Chagall’s later costumes, for Stravinsky's ballet The Firebird and Mozart’s opera The Magic Flute, incorporate delicate embroidery and decadent fabrics. But these early designs, for a 1942 performance by the American Ballet Theatre, have more in common with his canvases. Each outfit is hand-painted, incorporating themes from Russian folklore alongside traditional Mexican styles. It’s a combination particularly suited to the subject matter: The ballet, Aleko, is based on a poem by Russian writer Alexander Pushkin and premiered in Mexico City.
Costumes by Isamu Noguchi. Orpheus Photo by Paul Kolnik. Courtesy of the New York City Ballet.
Noguchi, with his polished, pared-down sculptural forms, was well-suited to creating set designs for modern dance. He worked frequently with a host of influential American choreographers, including Martha Graham, Merce Cunningham, and George Balanchine. Balanchine in particular, as one of the founders of the New York City Ballet, commissioned Noguchi to create the sets and costumes for the dance company’s inaugural 1948 performance of Orpheus. “There is joy in seeing sculpture come to life on the stage in its own world of timeless time,” Noguchi once remarked of his theater collaborations.
Sonia Delaunay, Two costume designs for the ballet Cleopatra, 1918. © Pracusa 2017633. Courtesy of Museo Thyssen.

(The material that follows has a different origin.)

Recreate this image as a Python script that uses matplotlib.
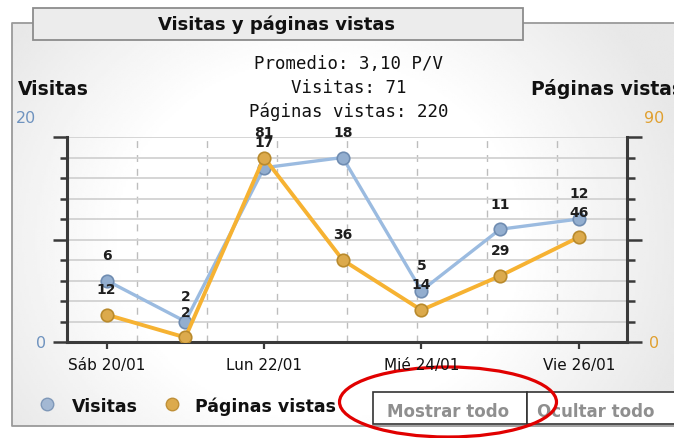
import numpy as np
import matplotlib.pyplot as plt
from matplotlib.patches import Rectangle, Ellipse
from matplotlib.ticker import FixedLocator, MultipleLocator

# datos del reporte
fechas = ["Sáb 20/01", "Dom 21/01", "Lun 22/01", "Mar 23/01",
          "Mié 24/01", "Jue 25/01", "Vie 26/01"]
visitas = [6, 2, 17, 18, 5, 11, 12]
paginas = [12, 2, 81, 36, 14, 29, 46]
resumen = ["Promedio: 3,10 P/V", "Visitas: 71", "Páginas vistas: 220"]

W, H = 674, 439
AZUL = '#9bbbe0'
NARANJA = '#f6b232'
EJE = '#3a3a3a'

fig = plt.figure(figsize=(W / 100, H / 100), dpi=100)

# capa de fondo en coordenadas de pixel
bg = fig.add_axes([0, 0, 1, 1])
bg.set_xlim(0, W)
bg.set_ylim(H, 0)
bg.axis('off')

xs = np.linspace(12, W, 300)
ys = np.linspace(24, 427, 200)
X, Y = np.meshgrid(xs, ys)
r = np.sqrt(((X - 320) / 360) ** 2 + ((Y - 240) / 320) ** 2)
grad = 1 - 0.09 * np.clip((r - 0.55) / 0.5, 0, 1)
bg.imshow(grad, cmap='gray', vmin=0, vmax=1, extent=(12, W, 427, 24),
          aspect='auto', zorder=0)

# marco
bg.plot([W, 12, 12, W], [24, 24, 427, 427], color='#9a9a9a', lw=1.3, zorder=1)
bg.add_patch(Rectangle((33, 9), 490, 32, fc='#ececec', ec='#8c8c8c', lw=1.3, zorder=2))
bg.text(277, 30, "Visitas y páginas vistas", fontsize=13, fontweight='bold',
        ha='center', va='baseline', color='#111111', zorder=3)

for linea, yb in zip(resumen, [69, 93, 117]):
    bg.text(349, yb, linea, family='DejaVu Sans Mono', fontsize=12.5,
            ha='center', va='baseline', color='#111111')

bg.text(18, 95, "Visitas", fontsize=13.5, fontweight='bold', va='baseline', color='#111111')
bg.text(531, 95, "Páginas vistas", fontsize=13.5, fontweight='bold', va='baseline', color='#111111')

# ejes principales
ax = fig.add_axes([66.7 / W, 1 - 343 / H, (627.3 - 66.7) / W, (343 - 138) / H])
ax.patch.set_alpha(0)
x = np.arange(len(visitas))
ax.set_xlim(-0.508, 6.617)
ax.set_ylim(0, 20)

ax2 = ax.twinx()
ax2.set_ylim(0, 90)

ax.plot(x, visitas, color=AZUL, lw=2.4, marker='o', ms=9,
        mfc='#93aecf', mec='#6f8cb1', mew=1.2, zorder=3)
ax2.plot(x, paginas, color=NARANJA, lw=2.8, marker='o', ms=9,
         mfc='#dcaa4c', mec='#b98a2c', mew=1.2, zorder=3)

# rejilla
ax.yaxis.set_major_locator(FixedLocator([0, 10, 20]))
ax.yaxis.set_minor_locator(MultipleLocator(2))
ax.grid(axis='y', which='both', color='#d2d2d2', lw=1.3)
x0, x1 = ax.get_xlim()
ax.xaxis.set_minor_locator(FixedLocator([x0 + (x1 - x0) * k / 8 for k in range(1, 8)]))
ax.grid(axis='x', which='minor', color='#bdbdbd', lw=1, ls=(0, (5, 5)))

ax.set_xticks(x[::2])
ax.set_xticklabels(fechas[::2])
ax.tick_params(axis='x', which='major', direction='out', length=5, width=1.6,
               color=EJE, pad=6, labelsize=11, labelcolor='#111111')
ax.tick_params(axis='x', which='minor', length=0)
ax.tick_params(axis='y', which='major', direction='out', length=10, width=1.8,
               color=EJE, labelleft=False)
ax.tick_params(axis='y', which='minor', direction='out', length=5, width=1.8, color=EJE)

ax2.yaxis.set_major_locator(FixedLocator([0, 45, 90]))
ax2.yaxis.set_minor_locator(MultipleLocator(9))
ax2.tick_params(axis='y', which='major', direction='out', length=11, width=1.8,
                color=EJE, labelright=False)
ax2.tick_params(axis='y', which='minor', direction='out', length=6, width=1.8, color=EJE)

for s in ['top', 'right']:
    ax.spines[s].set_visible(False)
for s in ['top', 'left', 'bottom']:
    ax2.spines[s].set_visible(False)
for sp in [ax.spines['left'], ax.spines['bottom'], ax2.spines['right']]:
    sp.set_linewidth(2.2)
    sp.set_color(EJE)

# etiquetas de valores
for i, v in enumerate(paginas):
    ax2.annotate(str(v), (i, v), xytext=(0, 18.5), textcoords='offset points',
                 ha='center', va='center', fontsize=10, fontweight='bold', color='#1e1e1e')
for i, v in enumerate(visitas):
    ax2.annotate(str(v), (i, v), xycoords=ax.transData, xytext=(0, 18.5),
                 textcoords='offset points', ha='center', va='center',
                 fontsize=10, fontweight='bold', color='#1e1e1e')

# limites de los ejes
bg.text(16, 123, f"{ax.get_ylim()[1]:.0f}", fontsize=11.5, color='#6f93bf', va='baseline')
bg.text(41, 348, f"{ax.get_ylim()[0]:.0f}", fontsize=11.5, color='#6f93bf', va='baseline', ha='center')
bg.text(654, 123, f"{ax2.get_ylim()[1]:.0f}", fontsize=11.5, color='#e0a030', va='baseline', ha='center')
bg.text(654, 348, f"{ax2.get_ylim()[0]:.0f}", fontsize=11.5, color='#e0a030', va='baseline', ha='center')

# leyenda
bg.plot(47, 405, 'o', ms=9, mfc='#a3b8d3', mec='#7f98b8', mew=1)
bg.plot(172, 405, 'o', ms=9, mfc='#dcaa4c', mec='#bf9038', mew=1)
bg.text(72, 412, "Visitas", fontsize=12.5, fontweight='bold', va='baseline', color='#111111')
bg.text(195, 412, "Páginas vistas", fontsize=12.5, fontweight='bold', va='baseline', color='#111111')

# botones
bg.add_patch(Rectangle((373, 393), 154, 32, fc='white', ec='#333333', lw=1.2, zorder=2))
bg.add_patch(Rectangle((527, 393), 160, 32, fc='white', ec='#333333', lw=1.2, zorder=2))
bg.text(448, 417, "Mostrar todo", fontsize=12, fontweight='bold', color='#8f8f8f',
        ha='center', va='baseline', zorder=3)
bg.text(537, 417, "Ocultar todo", fontsize=12, fontweight='bold', color='#8f8f8f',
        ha='left', va='baseline', zorder=3)
bg.add_patch(Ellipse((448, 403), 217, 70, fill=False, ec='#e10000', lw=2.3, zorder=4))

fig.savefig('out.png', dpi=100)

Russian art critic Serge Diaghilev founded the Ballets Russes in 1909, weaving together the talents of major contemporary artists (including Pablo Picasso and Henri Matisse) and composers (such as Igor Stravinsky and Erik Satie) for his innovative productions. In 1917, Diaghilev asked Delaunay—an abstract painter whose works feature whorls of colorful, geometric forms—to make the costumes for his revival of Cléopâtre. The exposure helped to launch her design career, which resulted in a series of popular textiles and costumes for opera, film, and ballet.
The original Triadic Ballet, which premiered in 1922, was an avant-garde production that fused the spheres of dance, music, theater, art, and architecture into a mesmerizing whole. Formally trained as a painter and sculptor, Schlemmer embodied the multidisciplinary spirit of the Bauhaus by crafting the costumes and choreography himself. Although that occasionally led to mishaps—the first costumes he made fell apart during an early performance—the work was met with wide acclaim during its 10-year run. Specifics of the choreography and score have been lost to time, although photographs and sketches of the costumes still exist; this 1970 arrangement for video attempted to recreate the original production with sculptural costumes and mechanical choreography.
Estate of Leonor Fini, courtesy of Weinstein Gallery.
Estate of Leonor Fini, courtesy of Weinstein Gallery.
Fantastical, otherworldly women populate the vibrantly hued paintings of Argentine Surrealist Fini. And the costumes she donned in real life often transformed her into a similarly fantastical character. (“I have always loved, and lived, my own theatre,” she once said.) She was known to dye her hair—in shades of blue, red, orange, or gold—and would arrive at events wearing nothing but a cape of white feathers paired with matching white boots. Following World War II, Fini attended a grand total of 16 costume balls over seven years; her spectacular outfits ended up in magazines each time. As her reputation spread, she began receiving costume and set design commissions for ballets, plays, operas—even films, including Federico Fellini's 8½ (1963) and Renato Castellani's Romeo and Juliet (1954).